Это «никто» – конечно, равняется нумеру на талоне: I-330. Милая, чудесная Ю! Вы, конечно, правы: я – неблагоразумен, я – болен, у меня – душа, я – микроб. Но разве цветение – не болезнь? Разве не больно, когда лопается почка? И не думаете ли вы, что сперматозоид – страшнейший из микробов?

Я – наверху, у себя в комнате. В широко раскрытой чашечке кресла I. Я на полу, обнял ее ноги, моя голова у ней на коленях, мы молчим. Тишина, пульс… и так: я – кристалл, и я растворяюсь в ней, в I. Я совершенно ясно чувствую, как тают, тают ограничивающие меня в пространстве шлифованные грани – я исчезаю, растворяюсь в ее коленях, в ней, я становлюсь все меньше – и одновременно все шире, все больше, все необъятней. Потому что она – это не она, а вселенная.

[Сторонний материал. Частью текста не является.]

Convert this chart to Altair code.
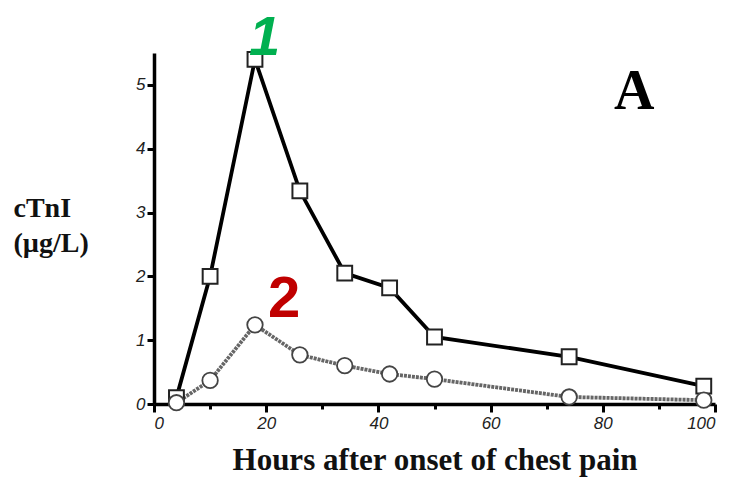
import altair as alt
import pandas as pd

# Hours after onset of chest pain and cTnI concentration (µg/L)
hours = [4, 10, 18, 26, 34, 42, 50, 74, 98]
ctni_1 = [0.10, 2.0, 5.40, 3.34, 2.05, 1.82, 1.05, 0.74, 0.28]
ctni_2 = [0.02, 0.37, 1.24, 0.77, 0.60, 0.47, 0.39, 0.11, 0.06]

x_ticks = [0, 10, 20, 30, 40, 50, 60, 70, 80, 90, 100]
y_ticks = [0, 0.5, 1, 1.5, 2, 2.5, 3, 3.5, 4, 4.5, 5, 5.5]

# Curve labels: text, x, y (baseline), colour, style
ann_text = ["1", "2"]
ann_x = [19.7, 23.2]
ann_y = [5.47, 1.37]
ann_color = ["#00b050", "#c00000"]
ann_style = ["italic", "normal"]

df1 = pd.DataFrame({"h": hours, "v": ctni_1})
df2 = pd.DataFrame({"h": hours, "v": ctni_2})
ann = pd.DataFrame({"t": ann_text, "h": ann_x, "v": ann_y, "c": ann_color, "s": ann_style})
panel = pd.DataFrame({"t": ["A"], "h": [85.6], "v": [4.63]})

x_scale = alt.Scale(domain=[0, 100], nice=False, zero=False)
y_scale = alt.Scale(domain=[0, 5.5], nice=False)

x_axis = alt.Axis(
    values=x_ticks,
    labelExpr="datum.value % 20 == 0 ? datum.label : ''",
    grid=False,
    domainColor="black", domainWidth=3.5,
    tickColor="black", tickWidth=3,
    tickSize={"condition": {"test": "datum.value % 20 == 0", "value": 8}, "value": 5},
    labelFont="Liberation Sans", labelFontStyle="italic", labelFontSize=17,
    labelColor="#222222", labelPadding=3,
    title="Hours after onset of chest pain",
    titleFont="Liberation Serif", titleFontWeight="bold", titleFontSize=31,
    titleColor="#111111", titlePadding=14,
)

y_axis = alt.Axis(
    values=y_ticks,
    labelExpr="datum.value % 1 == 0 ? format(datum.value, 'd') : ''",
    grid=False,
    domainColor="black", domainWidth=3.5,
    tickColor="black", tickWidth=3,
    tickSize={"condition": {"test": "datum.value % 1 == 0", "value": 7}, "value": 4},
    labelFont="Liberation Sans", labelFontStyle="italic", labelFontSize=17,
    labelColor="#222222", labelPadding=2,
    title=["cTnI", "(µg/L)"],
    titleFont="Liberation Serif", titleFontWeight="bold", titleFontSize=28,
    titleColor="#111111", titleAngle=0, titleAlign="left", titleBaseline="top",
    titleX=-141, titleY=141, titleLineHeight=35,
)

x = alt.X("h:Q", scale=x_scale, axis=x_axis)
y = alt.Y("v:Q", scale=y_scale, axis=y_axis)

line1 = alt.Chart(df1).mark_line(color="black", strokeWidth=3.8).encode(x=x, y=y)
line2 = alt.Chart(df2).mark_line(color="#666666", strokeWidth=3.8, strokeDash=[3, 1]).encode(x=x, y=y)

squares = alt.Chart(df1).mark_point(
    shape="square", size=220, filled=True, fill="white", stroke="#222222", strokeWidth=2, opacity=1
).encode(x=x, y=y)
circles = alt.Chart(df2).mark_point(
    shape="circle", size=240, filled=True, fill="white", stroke="#444444", strokeWidth=1.8, opacity=1
).encode(x=x, y=y)

label1 = alt.Chart(ann).transform_filter("datum.s == 'italic'").mark_text(
    font="Liberation Sans", fontSize=56, fontWeight="bold", fontStyle="italic", baseline="alphabetic"
).encode(
    x=alt.X("h:Q", scale=x_scale), y=alt.Y("v:Q", scale=y_scale),
    text="t:N", color=alt.Color("c:N", scale=None),
)
label2 = alt.Chart(ann).transform_filter("datum.s == 'normal'").mark_text(
    font="Liberation Sans", fontSize=58, fontWeight="bold", baseline="alphabetic"
).encode(
    x=alt.X("h:Q", scale=x_scale), y=alt.Y("v:Q", scale=y_scale),
    text="t:N", color=alt.Color("c:N", scale=None),
)

panel_label = alt.Chart(panel).mark_text(
    font="Liberation Serif", fontSize=56, fontWeight="bold", color="black", baseline="alphabetic"
).encode(x=alt.X("h:Q", scale=x_scale), y=alt.Y("v:Q", scale=y_scale), text="t:N")

chart = alt.layer(line1, line2, squares, circles, label1, label2, panel_label).properties(
    width=561, height=351,
    autosize=alt.AutoSizeParams(type="none"),
    padding={"left": 154, "top": 53, "right": 23, "bottom": 82},
    background="white",
).configure_view(stroke=None)

chart.save("out.html", embed_options={"renderer": "svg", "actions": False})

А вот на секунду я и это пронизанное радостью кресло возле кровати – мы одно: и великолепно улыбающаяся старуха у дверей Древнего Дома, и дикие дебри за Зеленой Стеной, и какие-то серебряные на черном развалины, дремлющие, как старуха, и где-то, невероятно далеко, сейчас хлопнувшая дверь – это все во мне, вместе со мною, слушает удары пульса и несется сквозь блаженную секунду… В нелепых, спутанных, затопленных словах я пытаюсь рассказать ей, что я – кристалл, и потому во мне – дверь, и потому я чувствую, как счастливо кресло. Но выходит такая бессмыслица, что я останавливаюсь, мне просто стыдно: я – и вдруг…

– Милая I, прости меня! Я совершенно не понимаю: я говорю такие глупости…

– Отчего же ты думаешь, что глупость – это не хорошо? Если бы человеческую глупость холили и воспитывали веками, так же, как ум, может быть, из нее получилось бы нечто необычайно драгоценное.